Caskey recognized that she was fortunate to have found first a community and then a path to be able to make those kinds of statements. Her intent – and one of the things she’s up to – is to create a space in which every local artist gets a chance to do the same.
“Contemporary muralism isn’t going away. Artists – everywhere but I’m talking here in Columbus – are ready to create. No one wants to be alone on this journey,” Caskey said. “We need to identify and strengthen that community.”

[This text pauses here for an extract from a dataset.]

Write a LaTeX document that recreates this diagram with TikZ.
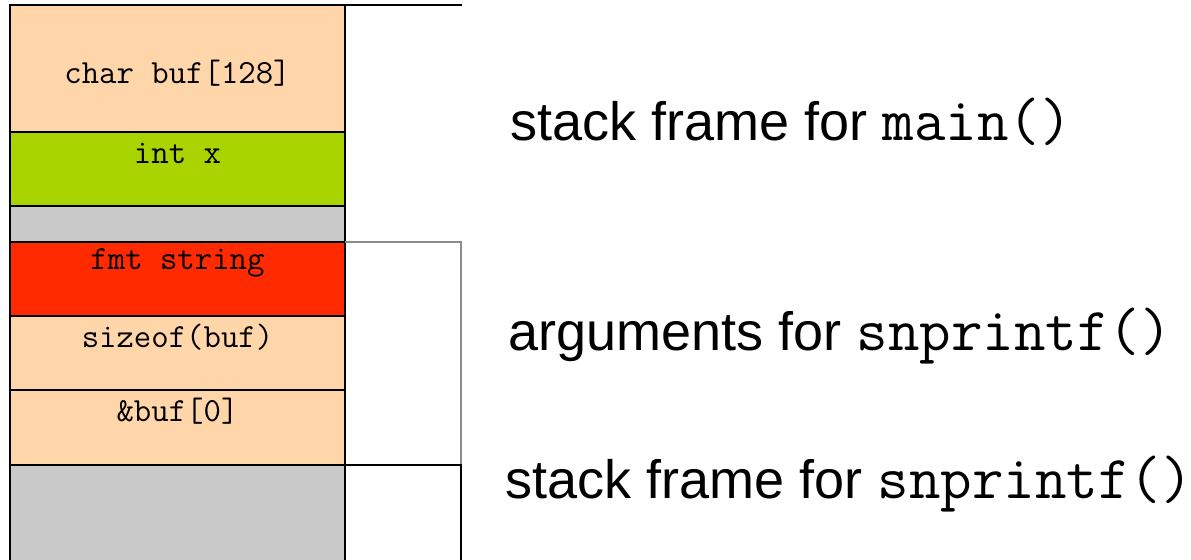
\documentclass[tikz,border=0pt]{standalone}
\usepackage{fontspec}
\setmainfont{Liberation Sans}
\usetikzlibrary{positioning}
\definecolor{cellpeach}{HTML}{FFD5AA}
\definecolor{cellgreen}{HTML}{AAD400}
\definecolor{cellgray}{HTML}{C9C9C9}
\definecolor{cellred}{HTML}{FF2A00}
\definecolor{framegray}{HTML}{8C8C8C}
\tikzset{
  cell/.style={draw, line width=1pt, fill=#1, minimum width=167.5pt,
               inner sep=0pt, outer sep=0pt},
  celltext/.style={font=\fontsize{16.9}{18}\selectfont\ttfamily,
                   anchor=center, label distance=-10.5pt},
  framelabel/.style={anchor=base west, inner sep=0pt,
                     font=\fontsize{27}{30}\selectfont},
}
\newcommand{\code}[1]{{\fontsize{30.6}{33}\selectfont\ttfamily #1}}

\begin{document}
\begin{tikzpicture}[x=0.5pt, y=-0.5pt]
\clip (0,0) rectangle (1191,559);

% the stack, top to bottom
\node[cell=cellpeach, minimum height=63.5pt, anchor=north west,
      label={[celltext, label distance=-34pt]north:char buf[128]}] (buf) at (10,5) {};
\node[cell=cellgreen, minimum height=37pt, below=0pt of buf,
      label={[celltext]north:int x}] (intx) {};
\node[cell=cellgray, minimum height=18pt, below=0pt of intx] (pad) {};
\node[cell=cellred, minimum height=37pt, below=0pt of pad,
      label={[celltext]north:fmt string}] (fmt) {};
\node[cell=cellpeach, minimum height=37pt, below=0pt of fmt,
      label={[celltext]north:sizeof(buf)}] (size) {};
\node[cell=cellpeach, minimum height=37.5pt, below=0pt of size,
      label={[celltext]north:\&buf[0]}] (addr) {};
\node[cell=cellgray, minimum height=50pt, below=0pt of addr] (snpframe) {};

% brackets on the right
\coordinate (mainend) at (462,5);
\coordinate (argsne) at (461,242);
\coordinate (argsse) at (461,465);
\coordinate (snpend) at (461,580);
\draw[line width=1pt] (buf.north east) -- (mainend);
\draw[framegray, line width=1pt] (fmt.north east) -- (argsne) -- (argsse);
\draw[line width=1pt] (addr.south east) -- (argsse) -- (snpend);

% labels
\node[framelabel] (mainlbl) at (510,140) {stack frame for \code{main()}};
\node[framelabel] (argslbl) at (508,350) {arguments for \code{snprintf()}};
\node[framelabel] (snplbl) at (505,498) {stack frame for \code{snprintf()}};
\end{tikzpicture}
\end{document}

This mission is consistent for Caskey going back nearly 10 years. She used the cachet that came with the Rhodes Tower mural to gain access to city leaders in Columbus to discuss ways to open up more walls for public art. Inroads have been made on that front, The Columbus arts community have made some inroads in that area, Caskey said (“It’s crazy what has happened in the last few years in Columbus”), but she’s now looking at empowering the artists themselves from within, rather than waiting on outside forces to provide the necessary agency.

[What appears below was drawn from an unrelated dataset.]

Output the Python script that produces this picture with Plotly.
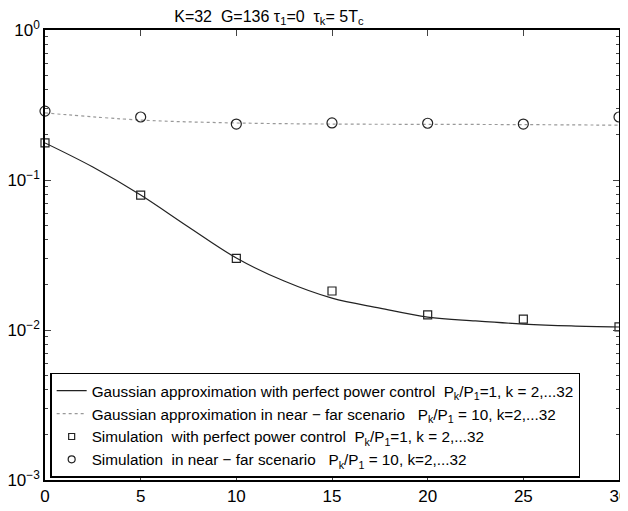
import plotly.graph_objects as go

# Analytical curves
x_curve = [0, 2.5, 5, 7.5, 10, 12.5, 15, 17.5, 20, 22.5, 25, 27.5, 30]
gauss_perfect = [0.1766, 0.122, 0.0794, 0.0486, 0.0302, 0.0212, 0.0163, 0.0140,
                 0.0122, 0.0115, 0.01096, 0.01064, 0.01047]
x_dot = [0, 5, 10, 15, 20, 25, 30]
gauss_nearfar = [0.280, 0.251, 0.240, 0.236, 0.235, 0.234, 0.232]

# Simulation points
x_sim = [0, 5, 10, 15, 20, 25, 30]
sim_perfect = [0.177, 0.0794, 0.030, 0.0182, 0.0126, 0.0118, 0.0105]
sim_nearfar = [0.288, 0.263, 0.236, 0.240, 0.239, 0.236, 0.263]

y_tickvals = [1e-3, 1e-2, 1e-1, 1e0]
y_ticktext = ["10<sup>−3</sup>", "10<sup>−2</sup>", "10<sup>−1</sup>", "10<sup>0</sup>"]
x_tickvals = [0, 5, 10, 15, 20, 25, 30]

names = [
    "Gaussian approximation with perfect power control  P<sub>k</sub>/P<sub>1</sub>=1, k = 2,...32",
    "Gaussian approximation in near − far scenario   P<sub>k</sub>/P<sub>1</sub> = 10, k=2,...32",
    "Simulation  with perfect power control  P<sub>k</sub>/P<sub>1</sub>=1, k = 2,...32",
    "Simulation  in near − far scenario   P<sub>k</sub>/P<sub>1</sub> = 10, k=2,...32",
]

fig = go.Figure()
fig.add_trace(go.Scatter(x=x_curve, y=gauss_perfect, mode="lines", name=names[0],
                         line=dict(color="#222222", width=1.2, shape="spline")))
fig.add_trace(go.Scatter(x=x_dot, y=gauss_nearfar, mode="lines", name=names[1],
                         line=dict(color="#999999", width=1.2, dash="dot", shape="spline")))
fig.add_trace(go.Scatter(x=x_sim, y=sim_perfect, mode="markers", name=names[2],
                         showlegend=False,
                         marker=dict(symbol="square-open", size=8, color="#222222",
                                     line=dict(width=1.2)), cliponaxis=False))
fig.add_trace(go.Scatter(x=x_sim, y=sim_nearfar, mode="markers", name=names[3],
                         showlegend=False,
                         marker=dict(symbol="circle-open", size=10, color="#222222",
                                     line=dict(width=1.2)), cliponaxis=False))
# legend-only entries with the small legend symbols
fig.add_trace(go.Scatter(x=[None], y=[None], mode="markers", name=names[2],
                         marker=dict(symbol="square-open", size=6, color="#222222",
                                     line=dict(width=1.2))))
fig.add_trace(go.Scatter(x=[None], y=[None], mode="markers", name=names[3],
                         marker=dict(symbol="circle-open", size=7, color="#222222",
                                     line=dict(width=1.2))))

# the page body adds an 8 px offset, so the figure is 8 px smaller each way
fig.update_layout(
    width=620, height=503,
    margin=dict(l=37, r=9, t=22, b=31, autoexpand=False),
    paper_bgcolor="white", plot_bgcolor="white",
    font=dict(family="Liberation Sans, Arial, sans-serif", size=14, color="black"),
    title=dict(text="K=32  G=136 τ<sub>1</sub>=0  τ<sub>k</sub>= 5T<sub>c</sub>",
               x=0.39, xref="paper", xanchor="center", y=0.995, yanchor="top",
               font=dict(size=16)),
    showlegend=True,
    legend=dict(x=0.009, y=0.005, xanchor="left", yanchor="bottom",
                bgcolor="white", bordercolor="black", borderwidth=1.5,
                font=dict(size=15.3), tracegroupgap=0, itemwidth=30),
    xaxis=dict(range=[0, 30], tickvals=x_tickvals, ticks="inside", ticklen=6,
               showline=True, linecolor="black", linewidth=1.5, mirror="ticks",
               showgrid=False, zeroline=False, tickfont=dict(size=17),
               tickcolor="#444444", automargin=False, ticklabeloverflow="allow"),
    yaxis=dict(type="log", range=[-3, 0], tickvals=y_tickvals, ticktext=y_ticktext,
               ticks="inside", ticklen=6, showline=True, linecolor="black",
               linewidth=1.5, mirror="ticks", showgrid=False, zeroline=False,
               tickfont=dict(size=17), tickcolor="#444444", automargin=False,
               ticklabeloverflow="allow",
               minor=dict(ticks="inside", ticklen=3, dtick="D1", showgrid=False,
                          tickcolor="#444444")),
)

fig.write_html("out.html")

“Why does money and power and who has them dictate what happens,” Caskey asked, hypothetically. “It’s time for artists to stand up and do something.”
Caskey recently turned 30. That, combined with a recent break-up, convinced the artist she needed to take some time to clear her head. Figuring a project-less, deadline-less month on the road would help, she spent most of November visiting old friends and making new ones in a meandering drive out west.

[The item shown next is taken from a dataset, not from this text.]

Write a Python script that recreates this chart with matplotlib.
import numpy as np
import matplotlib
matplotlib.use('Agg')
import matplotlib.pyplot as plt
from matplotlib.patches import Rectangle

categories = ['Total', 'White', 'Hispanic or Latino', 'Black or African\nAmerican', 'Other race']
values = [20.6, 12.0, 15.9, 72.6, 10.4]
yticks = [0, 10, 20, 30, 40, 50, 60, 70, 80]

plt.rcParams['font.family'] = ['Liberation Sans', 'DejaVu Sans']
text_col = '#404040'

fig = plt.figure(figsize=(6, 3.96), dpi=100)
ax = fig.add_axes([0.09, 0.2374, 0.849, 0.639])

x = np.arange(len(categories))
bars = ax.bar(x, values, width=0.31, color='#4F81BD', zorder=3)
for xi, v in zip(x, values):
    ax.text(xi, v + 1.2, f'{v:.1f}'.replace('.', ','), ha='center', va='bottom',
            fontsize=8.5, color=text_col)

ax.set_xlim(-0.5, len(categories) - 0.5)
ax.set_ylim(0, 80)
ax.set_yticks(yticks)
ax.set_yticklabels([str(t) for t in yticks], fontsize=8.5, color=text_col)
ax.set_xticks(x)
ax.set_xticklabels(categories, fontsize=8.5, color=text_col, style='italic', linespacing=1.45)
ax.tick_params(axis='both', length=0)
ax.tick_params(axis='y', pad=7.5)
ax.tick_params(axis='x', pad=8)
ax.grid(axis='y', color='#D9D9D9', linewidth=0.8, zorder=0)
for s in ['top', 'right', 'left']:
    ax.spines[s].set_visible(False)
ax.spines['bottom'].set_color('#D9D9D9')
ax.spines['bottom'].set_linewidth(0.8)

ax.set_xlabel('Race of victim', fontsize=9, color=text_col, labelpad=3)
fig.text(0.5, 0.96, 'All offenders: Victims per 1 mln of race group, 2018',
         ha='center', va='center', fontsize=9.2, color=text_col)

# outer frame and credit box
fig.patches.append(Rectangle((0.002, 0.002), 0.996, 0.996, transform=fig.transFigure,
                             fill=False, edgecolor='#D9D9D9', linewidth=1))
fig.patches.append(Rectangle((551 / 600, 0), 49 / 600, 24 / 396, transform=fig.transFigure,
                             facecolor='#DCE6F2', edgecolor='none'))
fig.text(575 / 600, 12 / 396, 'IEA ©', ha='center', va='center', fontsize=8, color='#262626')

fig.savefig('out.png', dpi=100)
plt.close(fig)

“I was giving myself some space,” she noted, adding, in a tone that suggests mixed blessings, “This (muraling) has become everything I am.”
Following a brief back-and-forth with her interviewer about whether 30 is still “young,” Caskey hints that, perhaps it’s less about age than something which she’s always known about her chosen path.
In August, Caskey created a combination mural project/performance piece in which she painted murals on the sides of two condemned homes in Whitehall, then set one on fire (yes, the fire department knew this was happening and was on-site). The murals, close-ups of a woman’s face, were a way for the artist to grapple with the Supreme Court’s undoing of Roe v. Wade and what that said about agency over women’s bodies.
“This piece was very much about cause and effect, about how what you do impacts the future,” Caskey said.
But it also addressed something fundamental Caskey has always known about muraling and street art – that it’s ephemeral.
“You know this about street art, that it’s going to deteriorate and die,” Caskey said. “There was something about exercising control over that process, about burning a place down and telling a thing the old line, ‘I brought you into this world and I can take you out.’”
If you can have an impact on the future by your actions but at the same time all your work is going to fade and be lost over time, well, that’s part of how Caskey hit on the notion of empowering artists from within the art community rather than outside.
So while you’ll still see Caskey painting murals both in the city and around the world, she’s got other ideas you might have to pay a little more attention to notice. An awards show by artists for artists, an insider magazine highlighting the city’s independent artists (inspired by a publication in Denver called “Birdy,” if you can believe it) and a bail fund for graffiti artists are just a few of the things knocking around inside Caskey’s head.
“A city that paints itself loves itself, she said. “If you don’t have a thriving underground culture, you’re strangling a part of your people.”
And if her snickering and laughing is any indication, Caskey intends to remain part of that underground culture, even as her own career has taken shape.
“I could stand to spend some time being chased by cops again,” she said, with a look in her eye that suggests she’s not joking despite the laughter. “If I had never worked illegally, I would have no idea what I’m capable of.”
Ultimately, it’s about supporting and building a community both where it is and where it could go, Caskey said, a community that embraced her and encouraged her and for which she now wants to do the same.
“I’m just going to start painting shit,” she said, again laughing. “But there are so many artists in this city who are ready to create. I don’t want to be alone on a journey, and I don’t have to be.”